Quote the data exactly, first line to the line containing "import * as", with no pictures.
* begin *
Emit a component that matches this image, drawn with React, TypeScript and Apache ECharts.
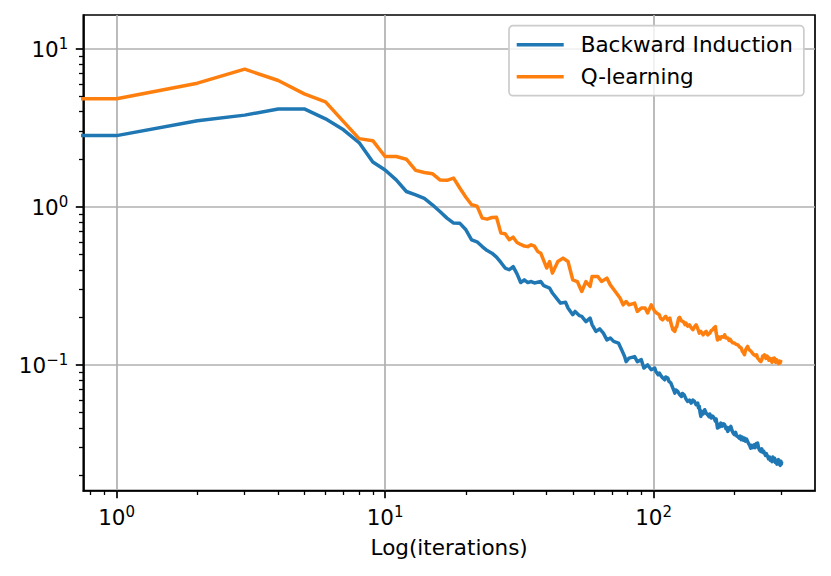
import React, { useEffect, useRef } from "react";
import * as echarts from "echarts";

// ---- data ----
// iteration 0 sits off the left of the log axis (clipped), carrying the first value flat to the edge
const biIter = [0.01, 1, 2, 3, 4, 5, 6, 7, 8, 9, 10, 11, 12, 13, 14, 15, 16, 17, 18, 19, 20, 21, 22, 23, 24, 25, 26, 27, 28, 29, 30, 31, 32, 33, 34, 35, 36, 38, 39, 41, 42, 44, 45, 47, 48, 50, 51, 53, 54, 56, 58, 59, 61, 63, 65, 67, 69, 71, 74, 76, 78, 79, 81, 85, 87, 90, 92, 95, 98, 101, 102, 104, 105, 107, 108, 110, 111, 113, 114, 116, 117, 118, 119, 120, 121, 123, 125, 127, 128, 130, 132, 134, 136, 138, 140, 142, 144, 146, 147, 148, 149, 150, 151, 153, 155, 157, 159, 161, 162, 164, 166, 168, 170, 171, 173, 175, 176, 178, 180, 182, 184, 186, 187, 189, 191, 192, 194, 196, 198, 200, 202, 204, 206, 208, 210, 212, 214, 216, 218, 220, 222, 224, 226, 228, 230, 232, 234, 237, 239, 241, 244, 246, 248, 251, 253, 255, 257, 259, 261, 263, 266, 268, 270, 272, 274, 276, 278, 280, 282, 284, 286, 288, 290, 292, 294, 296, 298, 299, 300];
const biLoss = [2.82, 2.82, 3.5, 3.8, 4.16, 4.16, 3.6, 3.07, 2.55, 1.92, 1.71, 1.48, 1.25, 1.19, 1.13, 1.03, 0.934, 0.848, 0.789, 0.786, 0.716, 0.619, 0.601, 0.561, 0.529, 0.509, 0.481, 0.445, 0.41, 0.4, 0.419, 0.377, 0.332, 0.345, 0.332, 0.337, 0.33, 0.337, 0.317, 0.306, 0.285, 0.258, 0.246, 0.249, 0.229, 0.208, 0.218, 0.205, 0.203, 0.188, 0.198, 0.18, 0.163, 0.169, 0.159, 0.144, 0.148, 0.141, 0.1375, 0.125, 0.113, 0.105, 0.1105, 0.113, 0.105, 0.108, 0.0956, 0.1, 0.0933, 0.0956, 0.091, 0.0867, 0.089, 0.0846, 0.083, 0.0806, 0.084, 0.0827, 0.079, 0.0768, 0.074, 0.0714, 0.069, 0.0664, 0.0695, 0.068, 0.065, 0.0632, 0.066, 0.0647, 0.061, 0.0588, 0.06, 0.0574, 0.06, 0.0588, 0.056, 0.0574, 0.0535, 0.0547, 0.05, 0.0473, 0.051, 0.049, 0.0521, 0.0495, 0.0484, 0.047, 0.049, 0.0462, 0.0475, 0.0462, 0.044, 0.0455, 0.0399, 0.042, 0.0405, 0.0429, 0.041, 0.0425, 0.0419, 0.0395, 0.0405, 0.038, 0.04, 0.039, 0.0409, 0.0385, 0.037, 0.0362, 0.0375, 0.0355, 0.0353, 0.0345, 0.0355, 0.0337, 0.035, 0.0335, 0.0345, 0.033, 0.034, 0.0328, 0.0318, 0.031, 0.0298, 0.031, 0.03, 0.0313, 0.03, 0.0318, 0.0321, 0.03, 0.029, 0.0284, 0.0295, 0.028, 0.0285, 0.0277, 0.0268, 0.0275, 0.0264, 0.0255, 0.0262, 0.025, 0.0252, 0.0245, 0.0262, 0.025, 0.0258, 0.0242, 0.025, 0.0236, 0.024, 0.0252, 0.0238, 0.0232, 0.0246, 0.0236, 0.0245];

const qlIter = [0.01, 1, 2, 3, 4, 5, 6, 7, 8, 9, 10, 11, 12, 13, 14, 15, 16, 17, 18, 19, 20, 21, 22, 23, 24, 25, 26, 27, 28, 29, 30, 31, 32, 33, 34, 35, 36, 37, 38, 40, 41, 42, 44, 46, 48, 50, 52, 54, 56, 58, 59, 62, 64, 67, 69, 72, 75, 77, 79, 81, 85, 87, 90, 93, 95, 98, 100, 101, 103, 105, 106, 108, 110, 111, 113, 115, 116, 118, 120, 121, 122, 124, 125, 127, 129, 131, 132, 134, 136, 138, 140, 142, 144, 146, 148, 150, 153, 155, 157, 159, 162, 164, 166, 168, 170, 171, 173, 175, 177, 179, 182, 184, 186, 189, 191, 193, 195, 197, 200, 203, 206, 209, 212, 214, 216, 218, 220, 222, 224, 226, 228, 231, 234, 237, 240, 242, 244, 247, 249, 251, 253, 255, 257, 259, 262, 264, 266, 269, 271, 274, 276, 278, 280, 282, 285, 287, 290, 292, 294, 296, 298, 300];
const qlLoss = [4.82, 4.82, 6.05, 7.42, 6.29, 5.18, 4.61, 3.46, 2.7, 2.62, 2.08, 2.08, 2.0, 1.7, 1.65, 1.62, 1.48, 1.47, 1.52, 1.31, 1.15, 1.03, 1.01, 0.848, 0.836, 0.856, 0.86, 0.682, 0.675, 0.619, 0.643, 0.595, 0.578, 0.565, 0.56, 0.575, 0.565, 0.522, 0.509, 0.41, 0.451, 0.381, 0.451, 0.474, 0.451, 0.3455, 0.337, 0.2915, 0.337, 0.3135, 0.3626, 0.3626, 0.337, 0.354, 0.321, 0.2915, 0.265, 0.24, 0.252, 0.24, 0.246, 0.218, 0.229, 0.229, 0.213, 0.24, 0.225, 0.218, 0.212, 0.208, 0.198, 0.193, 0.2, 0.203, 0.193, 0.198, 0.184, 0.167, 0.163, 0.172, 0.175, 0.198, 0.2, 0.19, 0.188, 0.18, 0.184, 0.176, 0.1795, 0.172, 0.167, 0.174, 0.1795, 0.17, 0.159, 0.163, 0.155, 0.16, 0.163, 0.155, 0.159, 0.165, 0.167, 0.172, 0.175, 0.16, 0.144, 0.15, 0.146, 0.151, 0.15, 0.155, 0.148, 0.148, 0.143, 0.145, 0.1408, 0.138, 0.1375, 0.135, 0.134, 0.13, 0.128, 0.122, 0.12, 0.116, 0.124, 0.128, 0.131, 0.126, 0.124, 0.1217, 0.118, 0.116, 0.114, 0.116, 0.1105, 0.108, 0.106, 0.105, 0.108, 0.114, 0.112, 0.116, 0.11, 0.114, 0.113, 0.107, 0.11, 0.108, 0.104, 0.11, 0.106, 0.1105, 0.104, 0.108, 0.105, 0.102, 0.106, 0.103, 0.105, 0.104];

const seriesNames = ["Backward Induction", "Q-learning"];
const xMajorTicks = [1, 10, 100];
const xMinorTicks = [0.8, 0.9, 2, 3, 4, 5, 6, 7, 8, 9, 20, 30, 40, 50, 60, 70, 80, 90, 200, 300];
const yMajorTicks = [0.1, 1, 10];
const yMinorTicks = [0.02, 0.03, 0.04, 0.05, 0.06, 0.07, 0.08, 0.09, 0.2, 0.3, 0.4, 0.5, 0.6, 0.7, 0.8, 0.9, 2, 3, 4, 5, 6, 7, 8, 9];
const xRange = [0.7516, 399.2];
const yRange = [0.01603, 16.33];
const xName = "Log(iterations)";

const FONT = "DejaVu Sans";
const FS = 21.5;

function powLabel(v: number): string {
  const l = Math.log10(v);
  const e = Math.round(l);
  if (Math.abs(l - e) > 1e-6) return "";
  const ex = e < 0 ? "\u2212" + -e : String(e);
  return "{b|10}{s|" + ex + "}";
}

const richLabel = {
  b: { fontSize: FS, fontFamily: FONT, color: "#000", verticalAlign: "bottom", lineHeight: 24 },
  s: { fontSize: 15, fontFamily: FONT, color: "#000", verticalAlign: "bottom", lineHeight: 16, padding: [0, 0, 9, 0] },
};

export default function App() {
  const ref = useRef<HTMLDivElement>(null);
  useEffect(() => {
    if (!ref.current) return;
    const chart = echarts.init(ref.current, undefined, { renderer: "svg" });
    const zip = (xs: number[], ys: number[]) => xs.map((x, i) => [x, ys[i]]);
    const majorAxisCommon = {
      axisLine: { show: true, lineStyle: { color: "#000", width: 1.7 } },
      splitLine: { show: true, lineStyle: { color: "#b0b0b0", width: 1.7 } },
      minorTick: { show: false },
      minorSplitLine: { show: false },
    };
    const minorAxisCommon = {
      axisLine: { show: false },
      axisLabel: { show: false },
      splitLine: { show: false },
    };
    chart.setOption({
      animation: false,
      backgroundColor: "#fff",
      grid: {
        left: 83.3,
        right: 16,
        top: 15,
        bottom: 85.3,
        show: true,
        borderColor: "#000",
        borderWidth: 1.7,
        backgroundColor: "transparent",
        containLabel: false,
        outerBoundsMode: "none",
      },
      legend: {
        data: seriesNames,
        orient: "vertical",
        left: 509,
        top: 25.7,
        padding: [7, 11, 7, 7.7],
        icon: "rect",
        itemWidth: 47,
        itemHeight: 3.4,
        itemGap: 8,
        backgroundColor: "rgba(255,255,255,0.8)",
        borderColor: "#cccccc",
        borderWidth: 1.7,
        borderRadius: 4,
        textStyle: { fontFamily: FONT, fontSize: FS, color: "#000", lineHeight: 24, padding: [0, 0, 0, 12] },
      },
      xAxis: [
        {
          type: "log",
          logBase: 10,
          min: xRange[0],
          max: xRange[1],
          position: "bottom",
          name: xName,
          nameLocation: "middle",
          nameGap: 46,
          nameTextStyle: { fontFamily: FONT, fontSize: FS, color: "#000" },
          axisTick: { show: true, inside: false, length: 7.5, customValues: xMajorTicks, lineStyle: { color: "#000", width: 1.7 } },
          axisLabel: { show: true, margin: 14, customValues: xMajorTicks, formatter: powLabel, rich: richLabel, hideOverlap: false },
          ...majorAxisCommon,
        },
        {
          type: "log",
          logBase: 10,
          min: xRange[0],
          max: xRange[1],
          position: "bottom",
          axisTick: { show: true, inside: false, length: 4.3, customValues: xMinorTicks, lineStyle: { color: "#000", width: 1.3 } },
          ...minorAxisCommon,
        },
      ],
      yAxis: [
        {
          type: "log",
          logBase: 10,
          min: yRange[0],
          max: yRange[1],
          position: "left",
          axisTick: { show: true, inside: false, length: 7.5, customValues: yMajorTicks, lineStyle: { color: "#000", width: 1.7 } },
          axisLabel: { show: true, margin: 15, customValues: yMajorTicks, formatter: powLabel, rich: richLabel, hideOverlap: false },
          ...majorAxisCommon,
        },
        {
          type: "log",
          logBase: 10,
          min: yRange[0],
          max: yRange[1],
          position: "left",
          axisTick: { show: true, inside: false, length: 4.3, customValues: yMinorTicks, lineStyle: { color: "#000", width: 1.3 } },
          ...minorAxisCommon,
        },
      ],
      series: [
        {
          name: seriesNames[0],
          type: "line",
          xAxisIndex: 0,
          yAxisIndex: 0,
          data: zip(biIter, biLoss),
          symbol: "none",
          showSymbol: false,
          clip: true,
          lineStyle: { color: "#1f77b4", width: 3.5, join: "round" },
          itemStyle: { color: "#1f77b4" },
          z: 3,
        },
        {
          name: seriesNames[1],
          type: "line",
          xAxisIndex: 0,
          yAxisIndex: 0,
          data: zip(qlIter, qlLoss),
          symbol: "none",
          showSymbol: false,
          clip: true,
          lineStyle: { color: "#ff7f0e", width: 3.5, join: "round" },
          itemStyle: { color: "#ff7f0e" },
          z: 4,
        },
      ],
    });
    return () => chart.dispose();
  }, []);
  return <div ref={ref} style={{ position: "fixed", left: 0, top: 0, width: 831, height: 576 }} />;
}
* end *
**Response below:**
Emit a component that matches this image, drawn with React, TypeScript and Apache ECharts.
import React, { useEffect, useRef } from "react";
import * as echarts from "echarts";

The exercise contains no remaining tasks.